Monday, March 9, 2015

Emotient's Marni Bartlett speaks at the RE.WORK Deep Learning Summit in 2015


Marni Bartlett, the CEO of Emotient, who also is a researcher in the Machine Perception Lab at the Qualcomm Institute here at UC San Diego, gave a talk about how her company's research meshes with Deep Learning.
The company developed software that can differentiate fake and real pain better than humans. Researchers are currently looking at how emotion can impact people's decisions and other issues.
Full talk here:  http://youtu.be/43SHi1Qjj70
Our press release here: http://www.jacobsschool.ucsd.edu/news/news_releases/release.sfe?id=1519
Emotient website here: http://www.emotient.com/
Bonus: talk by cognitive science alum Josh Susskind, a senior data scientist at Emotient: http://youtu.be/3v-DHW75VQA

Thursday, March 5, 2015

Event helps girls envision a career in science and engineering

More than 150 girls from San Diego middle and high schools came together Saturday, Feb. 21, 2015, at the Jacobs School of Engineering for Envision, an outreach event organized by the Society of Women Engineers and the school's IDEA Student Center. 

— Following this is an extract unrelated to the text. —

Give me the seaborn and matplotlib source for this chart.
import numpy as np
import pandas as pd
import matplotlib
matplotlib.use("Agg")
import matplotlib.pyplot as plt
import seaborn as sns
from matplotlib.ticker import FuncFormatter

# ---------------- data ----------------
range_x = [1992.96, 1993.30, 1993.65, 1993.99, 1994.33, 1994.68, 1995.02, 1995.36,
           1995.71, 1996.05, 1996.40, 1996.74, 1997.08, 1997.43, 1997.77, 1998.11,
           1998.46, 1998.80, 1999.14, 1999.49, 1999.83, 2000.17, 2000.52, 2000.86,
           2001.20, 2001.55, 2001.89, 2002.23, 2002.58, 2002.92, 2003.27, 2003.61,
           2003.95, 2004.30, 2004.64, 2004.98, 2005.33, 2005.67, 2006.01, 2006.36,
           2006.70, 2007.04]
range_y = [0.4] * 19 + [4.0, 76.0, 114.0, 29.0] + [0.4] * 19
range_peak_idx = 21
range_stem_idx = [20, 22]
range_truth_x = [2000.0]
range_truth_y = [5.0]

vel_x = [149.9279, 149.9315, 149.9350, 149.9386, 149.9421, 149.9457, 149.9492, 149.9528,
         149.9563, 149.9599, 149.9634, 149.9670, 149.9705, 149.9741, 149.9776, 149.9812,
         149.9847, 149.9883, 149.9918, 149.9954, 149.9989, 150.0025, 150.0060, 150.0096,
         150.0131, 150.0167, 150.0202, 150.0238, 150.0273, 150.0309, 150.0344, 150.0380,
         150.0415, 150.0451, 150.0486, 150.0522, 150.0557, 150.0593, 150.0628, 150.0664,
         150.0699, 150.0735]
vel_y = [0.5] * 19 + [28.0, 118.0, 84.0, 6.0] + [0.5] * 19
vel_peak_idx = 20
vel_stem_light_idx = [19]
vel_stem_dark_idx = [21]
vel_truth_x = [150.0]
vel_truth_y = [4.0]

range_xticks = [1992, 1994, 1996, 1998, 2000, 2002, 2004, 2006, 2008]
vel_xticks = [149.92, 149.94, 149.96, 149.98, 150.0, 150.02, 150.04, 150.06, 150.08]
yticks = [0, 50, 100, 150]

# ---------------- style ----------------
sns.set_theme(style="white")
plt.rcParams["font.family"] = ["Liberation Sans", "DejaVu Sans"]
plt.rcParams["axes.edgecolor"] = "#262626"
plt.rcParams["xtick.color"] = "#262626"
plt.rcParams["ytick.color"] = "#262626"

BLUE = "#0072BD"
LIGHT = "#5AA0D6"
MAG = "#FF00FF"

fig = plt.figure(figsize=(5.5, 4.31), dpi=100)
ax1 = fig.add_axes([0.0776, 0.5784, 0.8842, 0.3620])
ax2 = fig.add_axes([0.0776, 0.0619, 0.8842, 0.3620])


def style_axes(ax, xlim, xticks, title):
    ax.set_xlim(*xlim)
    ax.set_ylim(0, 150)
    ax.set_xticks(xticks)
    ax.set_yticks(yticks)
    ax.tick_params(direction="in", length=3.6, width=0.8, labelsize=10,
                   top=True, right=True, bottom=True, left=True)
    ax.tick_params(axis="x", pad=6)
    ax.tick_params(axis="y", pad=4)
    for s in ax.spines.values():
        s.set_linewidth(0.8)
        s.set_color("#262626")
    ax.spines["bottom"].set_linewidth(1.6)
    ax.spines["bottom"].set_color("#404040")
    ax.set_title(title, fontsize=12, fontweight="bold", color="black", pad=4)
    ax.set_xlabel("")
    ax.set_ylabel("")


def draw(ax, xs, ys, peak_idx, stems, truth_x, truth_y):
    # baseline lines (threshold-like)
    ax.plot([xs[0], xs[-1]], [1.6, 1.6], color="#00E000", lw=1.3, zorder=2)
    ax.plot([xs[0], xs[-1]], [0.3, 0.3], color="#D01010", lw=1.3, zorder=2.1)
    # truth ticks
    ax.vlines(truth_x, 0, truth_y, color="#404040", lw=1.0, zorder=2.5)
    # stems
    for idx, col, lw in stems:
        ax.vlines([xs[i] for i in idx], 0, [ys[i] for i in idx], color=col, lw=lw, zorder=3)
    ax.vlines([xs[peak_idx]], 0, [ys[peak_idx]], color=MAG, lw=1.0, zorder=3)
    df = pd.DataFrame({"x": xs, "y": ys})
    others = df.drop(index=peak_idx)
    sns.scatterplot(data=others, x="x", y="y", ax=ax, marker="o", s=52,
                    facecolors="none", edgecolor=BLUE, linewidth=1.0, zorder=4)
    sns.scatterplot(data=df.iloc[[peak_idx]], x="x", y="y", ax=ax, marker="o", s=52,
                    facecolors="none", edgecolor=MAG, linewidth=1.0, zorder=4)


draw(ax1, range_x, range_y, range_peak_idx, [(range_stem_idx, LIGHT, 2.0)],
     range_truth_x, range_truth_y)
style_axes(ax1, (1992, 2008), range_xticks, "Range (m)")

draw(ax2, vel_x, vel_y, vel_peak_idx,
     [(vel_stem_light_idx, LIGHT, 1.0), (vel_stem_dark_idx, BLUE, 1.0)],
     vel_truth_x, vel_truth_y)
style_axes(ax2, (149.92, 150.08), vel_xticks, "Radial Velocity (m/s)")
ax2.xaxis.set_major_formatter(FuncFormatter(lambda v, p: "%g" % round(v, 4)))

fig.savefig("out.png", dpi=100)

“It’s common for girls to lose interest in math and science by the time they reach high school, and the idea of entering the engineering field can be daunting due to the historical under representation of women,” said Christina Aguila, who holds the outreach chair for SWE.

“It’s because of these setbacks that we set aside a day for high school girls to explore their interests in a safe, comfortable learning environment.”

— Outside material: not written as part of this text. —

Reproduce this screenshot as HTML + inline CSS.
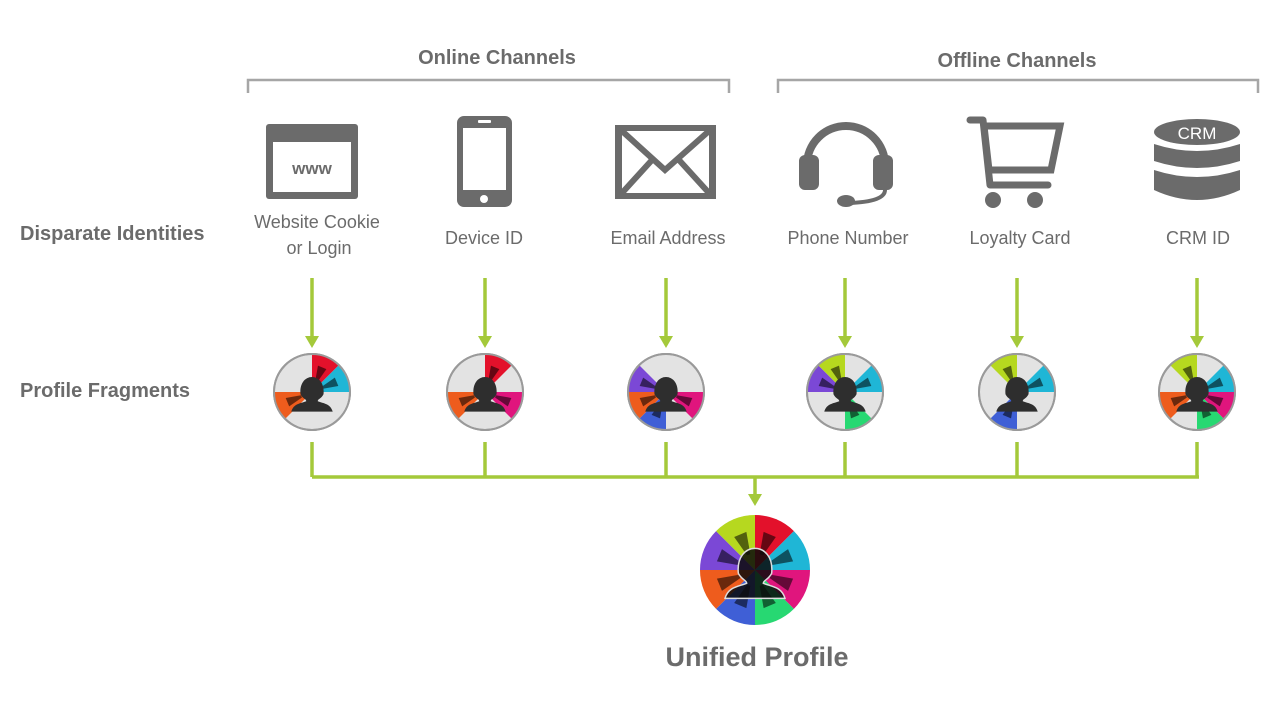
<!DOCTYPE html>
<html><head><meta charset="utf-8"><style>
html,body{margin:0;padding:0;background:#fff;width:1280px;height:720px;overflow:hidden}
svg{display:block}
text{font-family:"Liberation Sans","DejaVu Sans",sans-serif}
</style></head><body>
<svg id="s" width="1280" height="720" viewBox="0 0 1280 720" xmlns="http://www.w3.org/2000/svg">
<g fill="none" stroke="#a6a6a6" stroke-width="2.5">
<path d="M248 93V80H729V93"/><path d="M778 93V80H1258V93"/>
</g>
<text x="497" y="64" font-size="20" font-weight="bold" fill="#6b6b6b" text-anchor="middle">Online Channels</text>
<text x="1017" y="67" font-size="20" font-weight="bold" fill="#6b6b6b" text-anchor="middle">Offline Channels</text>
<text x="20" y="240" font-size="20" font-weight="bold" fill="#6b6b6b">Disparate Identities</text>
<text x="20" y="397" font-size="20" font-weight="bold" fill="#6b6b6b">Profile Fragments</text>
<g font-size="18" fill="#6b6b6b" text-anchor="middle">
<text x="317" y="228">Website Cookie</text><text x="319" y="254">or Login</text>
<text x="484" y="244">Device ID</text>
<text x="668" y="244">Email Address</text>
<text x="848" y="244">Phone Number</text>
<text x="1020" y="244">Loyalty Card</text>
<text x="1198" y="244">CRM ID</text>
</g>
<text x="757" y="666" font-size="27" font-weight="bold" fill="#6b6b6b" text-anchor="middle">Unified Profile</text>
<g fill="#6b6b6b">
<rect x="266" y="124" width="92" height="75" rx="3"/>
<rect x="273" y="142" width="78" height="50" fill="#fff"/>
<text x="312" y="174" font-size="17" font-weight="bold" text-anchor="middle" fill="#6b6b6b">www</text>
<rect x="457" y="116" width="55" height="91" rx="7"/>
<rect x="463" y="128" width="43" height="62" fill="#fff"/>
<rect x="478" y="120" width="13" height="3" rx="1" fill="#fff"/>
<circle cx="484" cy="199" r="4" fill="#fff"/>
<rect x="615" y="125" width="101" height="74"/>
<rect x="622" y="131" width="87" height="62" fill="#fff"/>
<path d="M622 131L665 170L709 131" fill="none" stroke="#6b6b6b" stroke-width="6"/>
<path d="M622 193L652 160M709 193L679 160" fill="none" stroke="#6b6b6b" stroke-width="6"/>
<path d="M807 165A39 39 0 0 1 885 165" fill="none" stroke="#6b6b6b" stroke-width="8"/>
<rect x="799" y="155" width="20" height="35" rx="6"/>
<rect x="873" y="155" width="20" height="35" rx="6"/>
<path d="M885 190Q885 202 848 203" fill="none" stroke="#6b6b6b" stroke-width="4"/>
<ellipse cx="846" cy="201" rx="9" ry="6"/>
<path d="M970 120H983L990 185H1048" fill="none" stroke="#6b6b6b" stroke-width="7" stroke-linejoin="round" stroke-linecap="round"/>
<path d="M984 126H1060L1051 170H989Z" fill="none" stroke="#6b6b6b" stroke-width="7"/>
<circle cx="993" cy="200" r="8"/><circle cx="1035" cy="200" r="8"/>
<ellipse cx="1197" cy="132" rx="43" ry="13"/>
<path d="M1154 144Q1197 158 1240 144V161Q1197 175 1154 161Z"/>
<path d="M1154 170Q1197 184 1240 170V190Q1197 210 1154 190Z"/>
<text x="1197" y="139" font-size="17" text-anchor="middle" fill="#fff">CRM</text>
</g>
<g id="lines" stroke="#a4c93a" stroke-width="3.5" fill="none"></g>
<g id="arrows" fill="#a4c93a"></g>
<g id="wheels"></g>
</svg>
<script>
var NS="http://www.w3.org/2000/svg";
var cols=["#e3112b","#1fb6d6","#e0157d","#27d872","#3f5fd6","#ee5c1d","#7b48d6","#b6d81f"];
var xs=[312,485,666,845,1017,1197];
var frags=[[0,1,5],[0,5,2],[6,5,4,2],[7,6,1,3],[7,1,4],[7,1,5,2,3]];
var L=document.getElementById("lines"),A=document.getElementById("arrows"),W=document.getElementById("wheels");
function el(p,t,a){var e=document.createElementNS(NS,t);for(var k in a)e.setAttribute(k,a[k]);p.appendChild(e);return e;}
function arrow(x,y){el(A,"path",{d:"M"+(x-7)+" "+(y-12)+"L"+(x+7)+" "+(y-12)+"L"+x+" "+y+"Z"});}
xs.forEach(function(x){el(L,"path",{d:"M"+x+" 278V336"});arrow(x,348);el(L,"path",{d:"M"+x+" 442V477"});});
el(L,"path",{d:"M312 477H1199"});el(L,"path",{d:"M755 477V495"});arrow(755,506);
function wheel(cx,cy,r,set,full){
 var g=el(W,"g",{});
 el(g,"circle",{cx:cx,cy:cy,r:r,fill:"#e3e3e3",stroke:full?"none":"#9a9a9a","stroke-width":2});
 for(var i=0;i<8;i++){
  if(set.indexOf(i)<0)continue;
  var a1=(i*45-90)*Math.PI/180,a2=((i+1)*45-90)*Math.PI/180;
  el(g,"path",{d:"M"+cx+" "+cy+"L"+(cx+r*Math.cos(a1))+" "+(cy+r*Math.sin(a1))+"A"+r+" "+r+" 0 0 1 "+(cx+r*Math.cos(a2))+" "+(cy+r*Math.sin(a2))+"Z",fill:cols[i]});
  var am=(i*45+22.5-90)*Math.PI/180;
  var r1=r*0.3,r2=r*0.7,w=r*0.08;
  var px=-Math.sin(am),py=Math.cos(am);
  var x1=cx+r1*Math.cos(am),y1=cy+r1*Math.sin(am),x2=cx+r2*Math.cos(am),y2=cy+r2*Math.sin(am);
  el(g,"path",{d:"M"+(x1+px*w*0.4)+" "+(y1+py*w*0.4)+"L"+(x2+px*w*1.5)+" "+(y2+py*w*1.5)+"L"+(x2-px*w*1.5)+" "+(y2-py*w*1.5)+"L"+(x1-px*w*0.4)+" "+(y1-py*w*0.4)+"Z",fill:"rgba(0,0,0,0.55)"});
 }
 if(!full) el(g,"circle",{cx:cx,cy:cy,r:r,fill:"none",stroke:"#9a9a9a","stroke-width":2});
 var s=r/33;
 el(g,"path",{d:"M"+(cx-10*s)+" "+(cy+2*s)+"C"+(cx-12*s)+" "+(cy-18*s)+" "+(cx+12*s)+" "+(cy-18*s)+" "+(cx+10*s)+" "+(cy+2*s)+"C"+(cx+8*s)+" "+(cy+6*s)+" "+(cx+5*s)+" "+(cy+6*s)+" "+(cx+5*s)+" "+(cy+8*s)+"C"+(cx+10*s)+" "+(cy+10*s)+" "+(cx+16*s)+" "+(cy+10*s)+" "+(cx+18*s)+" "+(cy+17*s)+"L"+(cx-18*s)+" "+(cy+17*s)+"C"+(cx-16*s)+" "+(cy+10*s)+" "+(cx-10*s)+" "+(cy+10*s)+" "+(cx-5*s)+" "+(cy+8*s)+"C"+(cx-5*s)+" "+(cy+6*s)+" "+(cx-8*s)+" "+(cy+6*s)+" "+(cx-10*s)+" "+(cy+2*s)+"Z",fill:full?"rgba(10,10,10,0.85)":"#2e2e2e",stroke:full?"#ddd":"none","stroke-width":1.5});
}
xs.forEach(function(x,i){wheel(x,392,38,frags[i],false);});
wheel(755,570,55,[0,1,2,3,4,5,6,7],true);
</script>
</body></html>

The young women toured the UC San Diego engineering laboratories, heard from faculty and industry speakers, and participated in engineering exploration and robot building activities.

Using a 6-in-1 educational solar kit, the girls had the option to build a mini-rover, dog, boat, windmill, or two different types of planes, all powered by a small solar panel.

Then, based on the interests listed on their registration forms, the participants were divided into three groups for the engineering exploration activities. One group worked on html coding, one learned about CAD and the last group helped to assemble prosthetic hands.
 
 The assembled hands were returned to Helping Hands, a company that creates the kits and then distributes the completed products to amputees.